--- EXERCISE DIRECTIONS ---
Only the lines from the start of the data below through the line that contains "node[lab, pos=0.27, above=3pt]" are to be copied, exactly and without pictures.

--- DATA SHOWN ---
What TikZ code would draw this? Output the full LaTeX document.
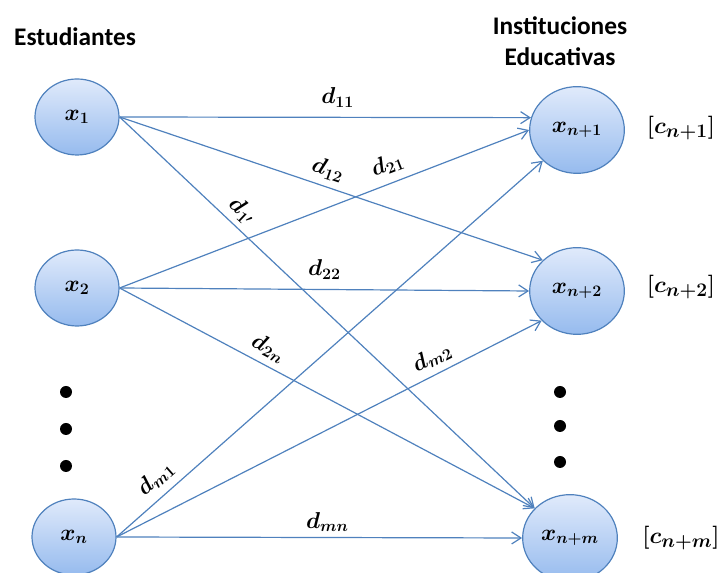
\documentclass[tikz,border=0pt]{standalone}
\usepackage{amsmath,bm}
\usepackage{fontspec}
\setsansfont{Carlito}
\usetikzlibrary{positioning,arrows.meta,shapes.geometric}
\definecolor{instblue}{RGB}{79,129,189}
\definecolor{nodetop}{RGB}{224,234,251}
\definecolor{nodebottom}{RGB}{150,187,238}

\begin{document}
\begin{tikzpicture}[
    x=0.75pt, y=0.75pt,
    student/.style={ellipse, draw=instblue, line width=0.9pt, top color=nodetop, bottom color=nodebottom, minimum width=63pt, minimum height=57pt, inner sep=0pt, font=\fontsize{17}{19}\selectfont\boldmath},
    school/.style={student, minimum width=71pt, minimum height=65pt},
    rel/.style={-{Straight Barb[length=7pt, width=9pt]}, draw=instblue, line width=0.9pt},
    lab/.style={font=\fontsize{18}{20}\selectfont\boldmath, sloped, above=8pt, inner sep=1pt},
    capac/.style={font=\fontsize{19}{21}\selectfont\boldmath},
    head/.style={font=\sffamily\bfseries\fontsize{19}{23}\selectfont, align=center},
    dotmark/.style={circle, fill=black, minimum size=9pt, inner sep=0pt}
  ]
    \useasboundingbox (0,0) rectangle (724,573);

    \node[head] (stud) at (75,536) {Estudiantes};
    \node[head] (inst) at (560,532) {Instituciones\\Educativas};

    \node[student] (x1) at (77,456) {$x_1$};
    \node[student] (x2) at (77,285) {$x_2$};
    \node[student] (xn) at (74,36) {$x_n$};

    \node[school] (xn1) at (577,443) {$x_{n+1}$};
    \node[school] (xn2) at (577,282) {$x_{n+2}$};
    \node[school] (xnm) at (570,35) {$x_{n+m}$};

    \node[capac] (c1) at (681,445) {$[c_{n+1}]$};
    \node[capac] (c2) at (681,286) {$[c_{n+2}]$};
    \node[capac] (cm) at (681,35) {$[c_{n+m}]$};

    \foreach \y [count=\i] in {181,144,107} {
      \node[dotmark] (ldot\i) at (66,\y) {};
    }
    \foreach \y [count=\i] in {181,147,111} {
      \node[dotmark] (rdot\i) at (560,\y) {};
    }

    \draw[rel] (x1.east) -- node[lab, pos=0.53, above=6pt] {$d_{11}$} (xn1.165);
    \draw[rel] (x1.east) -- node[lab, pos=0.48, above=4pt] {$d_{12}$} (xn2.138);
    \draw[rel] (x1.east) -- node[lab, pos=0.27, above=3pt] {$d_{1'}$} (xnm.140);

    \draw[rel] (x2.east) -- node[lab, pos=0.67, above=5pt] {$d_{21}$} (xn1.180);
    \draw[rel] (x2.east) -- node[lab, pos=0.5, above=6pt] {$d_{22}$} (xn2.180);
    \draw[rel] (x2.east) -- node[lab, pos=0.34, above=4pt] {$d_{2n}$} (xnm.140);

    \draw[rel] (xn.east) -- node[lab, pos=0.12, above=5pt] {$d_{m1}$} (xn1.222);
    \draw[rel] (xn.east) -- node[lab, pos=0.76, above=4pt] {$d_{m2}$} (xn2.220);
    \draw[rel] (xn.east) -- node[lab, pos=0.52, above=3pt] {$d_{mn}$} (xnm.180);
  \end{tikzpicture}
\end{document}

--- RESULT OF THE TASK ---
What TikZ code would draw this? Output the full LaTeX document.
\documentclass[tikz,border=0pt]{standalone}
\usepackage{amsmath,bm}
\usepackage{fontspec}
\setsansfont{Carlito}
\usetikzlibrary{positioning,arrows.meta,shapes.geometric}
\definecolor{instblue}{RGB}{79,129,189}
\definecolor{nodetop}{RGB}{224,234,251}
\definecolor{nodebottom}{RGB}{150,187,238}

\begin{document}
\begin{tikzpicture}[
    x=0.75pt, y=0.75pt,
    student/.style={ellipse, draw=instblue, line width=0.9pt, top color=nodetop, bottom color=nodebottom, minimum width=63pt, minimum height=57pt, inner sep=0pt, font=\fontsize{17}{19}\selectfont\boldmath},
    school/.style={student, minimum width=71pt, minimum height=65pt},
    rel/.style={-{Straight Barb[length=7pt, width=9pt]}, draw=instblue, line width=0.9pt},
    lab/.style={font=\fontsize{18}{20}\selectfont\boldmath, sloped, above=8pt, inner sep=1pt},
    capac/.style={font=\fontsize{19}{21}\selectfont\boldmath},
    head/.style={font=\sffamily\bfseries\fontsize{19}{23}\selectfont, align=center},
    dotmark/.style={circle, fill=black, minimum size=9pt, inner sep=0pt}
  ]
    \useasboundingbox (0,0) rectangle (724,573);

    \node[head] (stud) at (75,536) {Estudiantes};
    \node[head] (inst) at (560,532) {Instituciones\\Educativas};

    \node[student] (x1) at (77,456) {$x_1$};
    \node[student] (x2) at (77,285) {$x_2$};
    \node[student] (xn) at (74,36) {$x_n$};

    \node[school] (xn1) at (577,443) {$x_{n+1}$};
    \node[school] (xn2) at (577,282) {$x_{n+2}$};
    \node[school] (xnm) at (570,35) {$x_{n+m}$};

    \node[capac] (c1) at (681,445) {$[c_{n+1}]$};
    \node[capac] (c2) at (681,286) {$[c_{n+2}]$};
    \node[capac] (cm) at (681,35) {$[c_{n+m}]$};

    \foreach \y [count=\i] in {181,144,107} {
      \node[dotmark] (ldot\i) at (66,\y) {};
    }
    \foreach \y [count=\i] in {181,147,111} {
      \node[dotmark] (rdot\i) at (560,\y) {};
    }

    \draw[rel] (x1.east) -- node[lab, pos=0.53, above=6pt] {$d_{11}$} (xn1.165);
    \draw[rel] (x1.east) -- node[lab, pos=0.48, above=4pt] {$d_{12}$} (xn2.138);
    \draw[rel] (x1.east) -- node[lab, pos=0.27, above=3pt] {$d_{1'}$} (xnm.140);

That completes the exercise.